== Given data ==
※

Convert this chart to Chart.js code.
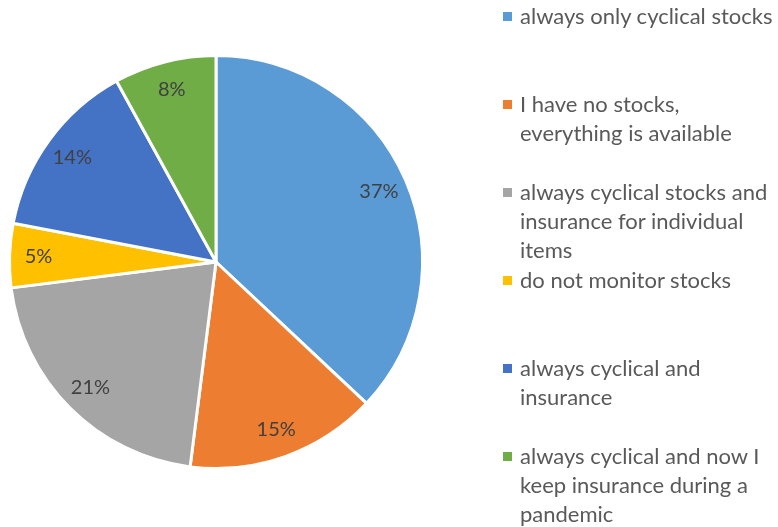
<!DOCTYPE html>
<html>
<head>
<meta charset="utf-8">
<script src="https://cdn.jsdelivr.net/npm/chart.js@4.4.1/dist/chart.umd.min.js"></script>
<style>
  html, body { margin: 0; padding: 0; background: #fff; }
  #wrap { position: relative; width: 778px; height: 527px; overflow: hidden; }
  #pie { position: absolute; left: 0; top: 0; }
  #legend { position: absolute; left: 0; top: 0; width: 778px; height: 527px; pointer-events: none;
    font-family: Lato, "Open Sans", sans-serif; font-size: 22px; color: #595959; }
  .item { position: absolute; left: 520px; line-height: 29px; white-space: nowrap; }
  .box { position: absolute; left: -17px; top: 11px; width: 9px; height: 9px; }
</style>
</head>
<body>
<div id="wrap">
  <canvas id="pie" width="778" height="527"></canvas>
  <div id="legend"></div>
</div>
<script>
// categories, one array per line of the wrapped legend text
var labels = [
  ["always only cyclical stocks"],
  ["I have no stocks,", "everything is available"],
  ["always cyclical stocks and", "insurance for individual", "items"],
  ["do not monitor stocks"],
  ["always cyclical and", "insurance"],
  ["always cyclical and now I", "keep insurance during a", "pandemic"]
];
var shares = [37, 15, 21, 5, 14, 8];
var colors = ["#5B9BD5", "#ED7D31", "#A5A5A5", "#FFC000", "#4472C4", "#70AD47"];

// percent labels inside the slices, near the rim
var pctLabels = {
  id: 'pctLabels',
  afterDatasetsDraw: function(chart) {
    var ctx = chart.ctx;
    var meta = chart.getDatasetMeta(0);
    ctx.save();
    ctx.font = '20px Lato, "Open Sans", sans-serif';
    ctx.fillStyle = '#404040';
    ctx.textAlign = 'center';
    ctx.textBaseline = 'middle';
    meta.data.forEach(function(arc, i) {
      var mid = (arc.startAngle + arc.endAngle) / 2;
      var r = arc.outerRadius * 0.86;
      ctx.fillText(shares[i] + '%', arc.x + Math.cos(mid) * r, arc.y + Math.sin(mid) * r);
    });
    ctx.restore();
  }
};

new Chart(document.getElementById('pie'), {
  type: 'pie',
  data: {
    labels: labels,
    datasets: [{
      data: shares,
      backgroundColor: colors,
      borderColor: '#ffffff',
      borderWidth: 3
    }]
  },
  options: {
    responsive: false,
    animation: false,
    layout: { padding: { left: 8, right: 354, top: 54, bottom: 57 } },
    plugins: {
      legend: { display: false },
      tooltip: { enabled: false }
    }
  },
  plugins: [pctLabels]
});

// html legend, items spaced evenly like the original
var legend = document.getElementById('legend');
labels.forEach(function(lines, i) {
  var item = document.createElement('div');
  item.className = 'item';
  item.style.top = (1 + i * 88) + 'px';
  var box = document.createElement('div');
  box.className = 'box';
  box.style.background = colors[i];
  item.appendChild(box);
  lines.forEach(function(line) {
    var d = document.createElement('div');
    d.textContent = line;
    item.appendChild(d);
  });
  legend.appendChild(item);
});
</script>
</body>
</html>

※

== Task to carry out ==
Give an exact copy of the material, leaving out every picture.

== Solution below ==
Convert this chart to Chart.js code.
<!DOCTYPE html>
<html>
<head>
<meta charset="utf-8">
<script src="https://cdn.jsdelivr.net/npm/chart.js@4.4.1/dist/chart.umd.min.js"></script>
<style>
  html, body { margin: 0; padding: 0; background: #fff; }
  #wrap { position: relative; width: 778px; height: 527px; overflow: hidden; }
  #pie { position: absolute; left: 0; top: 0; }
  #legend { position: absolute; left: 0; top: 0; width: 778px; height: 527px; pointer-events: none;
    font-family: Lato, "Open Sans", sans-serif; font-size: 22px; color: #595959; }
  .item { position: absolute; left: 520px; line-height: 29px; white-space: nowrap; }
  .box { position: absolute; left: -17px; top: 11px; width: 9px; height: 9px; }
</style>
</head>
<body>
<div id="wrap">
  <canvas id="pie" width="778" height="527"></canvas>
  <div id="legend"></div>
</div>
<script>
// categories, one array per line of the wrapped legend text
var labels = [
  ["always only cyclical stocks"],
  ["I have no stocks,", "everything is available"],
  ["always cyclical stocks and", "insurance for individual", "items"],
  ["do not monitor stocks"],
  ["always cyclical and", "insurance"],
  ["always cyclical and now I", "keep insurance during a", "pandemic"]
];
var shares = [37, 15, 21, 5, 14, 8];
var colors = ["#5B9BD5", "#ED7D31", "#A5A5A5", "#FFC000", "#4472C4", "#70AD47"];

// percent labels inside the slices, near the rim
var pctLabels = {
  id: 'pctLabels',
  afterDatasetsDraw: function(chart) {
    var ctx = chart.ctx;
    var meta = chart.getDatasetMeta(0);
    ctx.save();
    ctx.font = '20px Lato, "Open Sans", sans-serif';
    ctx.fillStyle = '#404040';
    ctx.textAlign = 'center';
    ctx.textBaseline = 'middle';
    meta.data.forEach(function(arc, i) {
      var mid = (arc.startAngle + arc.endAngle) / 2;
      var r = arc.outerRadius * 0.86;
      ctx.fillText(shares[i] + '%', arc.x + Math.cos(mid) * r, arc.y + Math.sin(mid) * r);
    });
    ctx.restore();
  }
};

new Chart(document.getElementById('pie'), {
  type: 'pie',
  data: {
    labels: labels,
    datasets: [{
      data: shares,
      backgroundColor: colors,
      borderColor: '#ffffff',
      borderWidth: 3
    }]
  },
  options: {
    responsive: false,
    animation: false,
    layout: { padding: { left: 8, right: 354, top: 54, bottom: 57 } },
    plugins: {
      legend: { display: false },
      tooltip: { enabled: false }
    }
  },
  plugins: [pctLabels]
});

// html legend, items spaced evenly like the original
var legend = document.getElementById('legend');
labels.forEach(function(lines, i) {
  var item = document.createElement('div');
  item.className = 'item';
  item.style.top = (1 + i * 88) + 'px';
  var box = document.createElement('div');
  box.className = 'box';
  box.style.background = colors[i];
  item.appendChild(box);
  lines.forEach(function(line) {
    var d = document.createElement('div');
    d.textContent = line;
    item.appendChild(d);
  });
  legend.appendChild(item);
});
</script>
</body>
</html>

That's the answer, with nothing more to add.